Par Kevan Saab.
À cette entorse au débat démocratique, le président oppose l’impérieuse nécessité, selon lui, de relever le salaire minimum fédéral de 7,57$ à 10,10$, soit une augmentation d’un tiers d’un seul coup. Décision qui fédère tout le camp démocrate dont la lutte contre les inégalités est devenue la croisade principale.
Seulement voilà, comme on l’avait déjà vu précédemment, l’augmentation du salaire minimum est sûrement la décision économique la plus désastreuse que pourrait prendre l’administration Obama, et en particulier dans le contexte actuel.
Un pays toujours empêtré dans le chômage
Contrairement à ce que l’on peut lire dans les communiqués officiels, le taux de chômage américain n’est en aucun cas à 6,70 %. Tout comme le taux de chômage français, la statistique américaine n’est qu’une déformation grossière de la réalité. En effet, en éliminant systématiquement les chômeurs en fin de droits et ceux ayant renoncé à trouver un emploi, la baisse du taux de chômage américain ne s’est en aucun cas accompagnée d’une reprise de l’emploi. Ce constat est d’ailleurs confirmé par une analyse du taux d’emploi des personnes de plus de 15 ans, dont le niveau est largement en deçà des niveaux historiques :
D’après les données, environ 4,5% des Américains de plus de 15 ans ont rejoint les rangs des chômeurs suite à la crise et n’ont pas été capables de retrouver un emploi 5 ans plus tard. Quand on sait que 80% de la population américaine, soit environ 252 millions d’individus, a plus de 15 ans, on se rend compte que c’est environ 11 millions d’Américains qui ont été laissés sur le carreau suite à la crise.
À titre de comparaison, le voisin canadien qui a suivi une politique économique diamétralement opposée sous la houlette de Stephen Harper – il faut le signaler – a traversé la crise sans grande difficulté et a retrouvé son niveau d’emploi historique, preuve de la situation bien singulière des États-Unis en Amérique du Nord.
Le poids d’Obamacare
Pour les compagnies désirant recruter, la hausse prochaine du salaire minimum est loin de représenter l’ensemble des hausses salariales auxquelles elles devront faire face. De fait, avec l’entrée en fonction de l’Affordable Care Act (ACA) plus connu sous le nom d’Obamacare, les entreprises de plus de 50 salariés doivent désormais régler une pénalité annuelle par salarié non-couvert ou choisir d’inscrire leurs salariés à un régime d’assurance approuvé par le gouvernement.
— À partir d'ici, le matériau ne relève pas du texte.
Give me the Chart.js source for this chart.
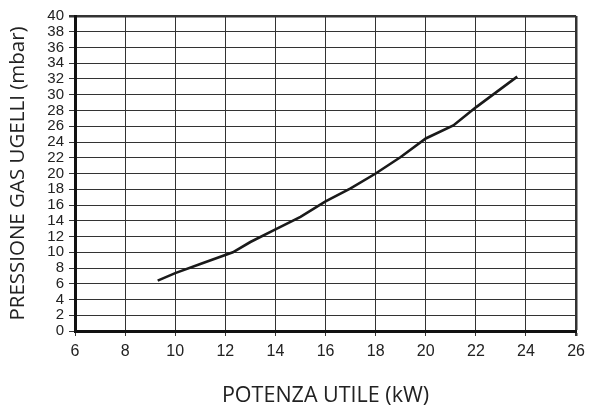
<!DOCTYPE html>
<html lang="it">
<head>
  <meta charset="UTF-8" />
  <title>Pressione gas ugelli</title>
  <script src="https://cdn.jsdelivr.net/npm/chart.js"></script>
  <style>
    html, body { margin: 0; padding: 0; background: #fff; }
    #wrap { width: 591px; height: 410px; }
  </style>
</head>
<body>
  <div id="wrap"><canvas id="grafico"></canvas></div>

  <script>
    // dati
    const potenza = [9.3, 10, 11, 12.3, 13, 14, 15, 16, 17, 18, 19, 20, 21.1, 22, 23.65];
    const pressione = [6.4, 7.35, 8.5, 10.0, 11.3, 12.9, 14.5, 16.45, 18.1, 20.0, 22.1, 24.45, 26.1, 28.4, 32.3];
    const xTicks = [6, 8, 10, 12, 14, 16, 18, 20, 22, 24, 26];
    const yTicks = [0, 2, 4, 6, 8, 10, 12, 14, 16, 18, 20, 22, 24, 26, 28, 30, 32, 34, 36, 38, 40];

    const punti = potenza.map((x, i) => ({ x: x, y: pressione[i] }));

    new Chart(document.getElementById('grafico'), {
      type: 'line',
      data: {
        datasets: [{
          data: punti,
          borderColor: '#1a1a1a',
          borderWidth: 2.6,
          pointRadius: 0,
          tension: 0,
          fill: false
        }]
      },
      options: {
        responsive: true,
        maintainAspectRatio: false,
        animation: false,
        layout: { padding: { top: 16, right: 14, left: 0, bottom: 0 } },
        plugins: { legend: { display: false }, tooltip: { enabled: false } },
        scales: {
          x: {
            type: 'linear',
            min: xTicks[0],
            max: xTicks[xTicks.length - 1],
            afterBuildTicks: s => { s.ticks = xTicks.map(v => ({ value: v })); },
            afterFit: s => { s.height = 79; },
            grid: {
              color: '#333',
              lineWidth: c => (c.tick && c.tick.value === 26) ? 2.5 : 1,
              tickLength: 5,
              tickColor: '#333'
            },
            border: { color: '#111', width: 3 },
            ticks: {
              autoSkip: false,
              maxRotation: 0,
              padding: 6,
              color: '#222',
              font: { family: 'Liberation Sans, Arial, sans-serif', size: 16 }
            },
            title: {
              display: true,
              text: 'POTENZA UTILE (kW)',
              color: '#222',
              padding: { top: 0, bottom: 1 },
              font: { family: 'Open Sans, sans-serif', size: 21.5 }
            }
          },
          y: {
            type: 'linear',
            min: 0,
            max: 40,
            afterBuildTicks: s => { s.ticks = yTicks.map(v => ({ value: v })); },
            afterFit: s => { s.width = 75; },
            grid: {
              color: '#333',
              lineWidth: c => (c.tick && c.tick.value === 40) ? 2.5 : 1,
              tickLength: 6,
              tickColor: '#333'
            },
            border: { color: '#111', width: 3 },
            ticks: {
              autoSkip: false,
              padding: 5,
              color: '#222',
              font: { family: 'Liberation Sans, Arial, sans-serif', size: 15 }
            },
            title: {
              display: true,
              text: 'PRESSIONE GAS UGELLI (mbar)',
              color: '#222',
              padding: { top: 6, bottom: 0 },
              font: { family: 'Open Sans, sans-serif', size: 20.5 }
            }
          }
        }
      }
    });
  </script>
</body>
</html>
Seulement voilà, les nouveaux standards gouvernementaux ainsi que le fonctionnement même de l’ACA ont ni plus ni moins fait exploser les prix des premiums d’assurances à travers le pays.
Ainsi, le coût du travail est sur le point de subir une augmentation brutale à travers le pays comme l’analyse très bien la Heritage Fondation. Comme vous pouvez le constater, l’effet combiné de la hausse du salaire minimum et de la mise en place d’Obamacare va résulter en augmentation de plus de 50% du coût horaire d’un salarié au salaire minimum.
Figure 1 : À gauche: coût actuel d’un employé au salaire minimum. À droite: coût programmé d’un employé au salaire minimum. Source: Heritage Fondation.
Désastre annoncé sur le marché de l’emploi et précarisation des plus fragiles
Bien évidemment, cette hausse aussi spectaculaire que dangereuse ne sera pas sans conséquence sur un marché de l’emploi déjà sinistré. Dans un contexte économique international instable et un cadre fiscal et réglementaire aussi changeant, gageons que les entreprises américaines vont continuer à naviguer en limitant la voilure.
Bien-sûr, les premiers exclus du marché du travail seront comme à l’accoutumée les plus pauvres, les minorités, les jeunes, les moins diplômés. Bref, tous ceux dont la productivité horaire deviendra trop peu compétitive par rapport à leur nouveau coût horaire. Pour s’en convaincre, on se référera à l’excellent graphique de Charles Gave sur le sujet que je me permets de reproduire ici :
Ainsi, par une triste ironie du sort, il est quasiment certain que l’administration Obama va accélérer la disparition des emplois peu qualifiés. Si on prend pour exemple l’industrie du fast-food, cœur de la lutte pour une augmentation du salaire minimum rappelez-vous, on y constate des investissements massifs de la part des leaders du secteur afin de remplacer leurs salariés par des robots quand ceux-ci deviennent moins chers que leurs concurrents humains. Bref, une fois encore, la morale économique de toute cette histoire sera dure à accepter quand des millions d’employés de fast-food découvriront qu’à 12,71$ de l’heure, ces drôles de machine deviennent plus compétitives qu’eux :
Figure 2 : À gauche, borne self-service dans un McDonald’s en France. À droite : robot capable de préparer 360 burgers/heure par Momentum Machines.